We examine impacts of switching loan repayments to mobile money after 9 months using an in-person survey conducted with 750 randomly chosen women from treatment and control groups.

We find that the encouragement to make loan repayments using mobile money resulted in women using mobile money services considerably more: women in treated groups are more likely to accept payments from customers with mobile money, use mobile money more frequently, perform transactions of 50% higher value each month, are more likely to have taken a loan through mobile money, are 30% more likely to save with mobile money, and have twice the value of savings in their mobile money accounts. ¹

Increased Financial Control and Empowerment

Did the increased use of mobile money translate into effects on women’s empowerment? We find that it did: the shift translated into heightened financial control for women, leading to increased levels of empowerment within their households. Treated women scored 0.23 standard deviations higher on an index of financial control (significant at the 1% level), and 0.11 standard deviations higher on an index of decision making within the household (significant at the 10% level). Notably, the effects were most pronounced among women who were initially least empowered, underlining the potential for digital financial services to empower the most vulnerable women.

Savings and Loan Repayment

We see that treated women exhibited a positive change in savings behavior, increasing their savings significantly overall, driven by an increase in savings on their mobile money accounts of 15 USD PPP (significant at the 5% level). This suggests that if anything the treatment crowded in savings in different forms, possibly due to the increase in financial control that women experienced. While no significant changes were observed in business or household outcomes, a positive impact on loan repayment behavior was evident, with treated women being less likely to be behind on a loan repayment. Treated women qualified for larger subsequent loans, possibly due to their improved repayment behaviour.

Social Cohesion and Group Dynamics

An unexpected yet positive consequence of the shift to mobile money was the increased interaction among members of the microfinance groups. With time freed up when payments were made using mobile money, treated women found more time for social interaction during group meetings. Treated women were more likely to discuss their businesses with other members of their group and to consider women within their group close friends.

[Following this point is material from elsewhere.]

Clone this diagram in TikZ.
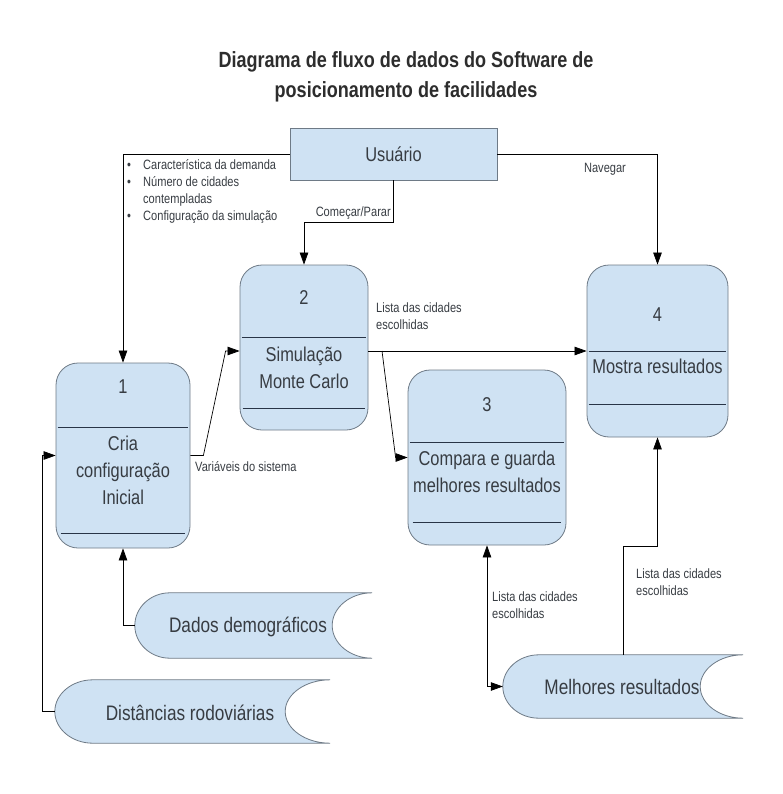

Our study shows that digital tools can be a powerful method to increase women’s control over their finances and hence increase their ability to enact their preferences within the household, raising their empowerment. Utilising such tools for loan repayment had positive impacts on women alongside small improvements in loan repayment behaviour. Given the prevalence of services such as mobile money, integrating them into other types of financial services, such as microfinance loans or savings groups, would have positive impacts on women.

¹All of these findings are significant at the 10% level or less.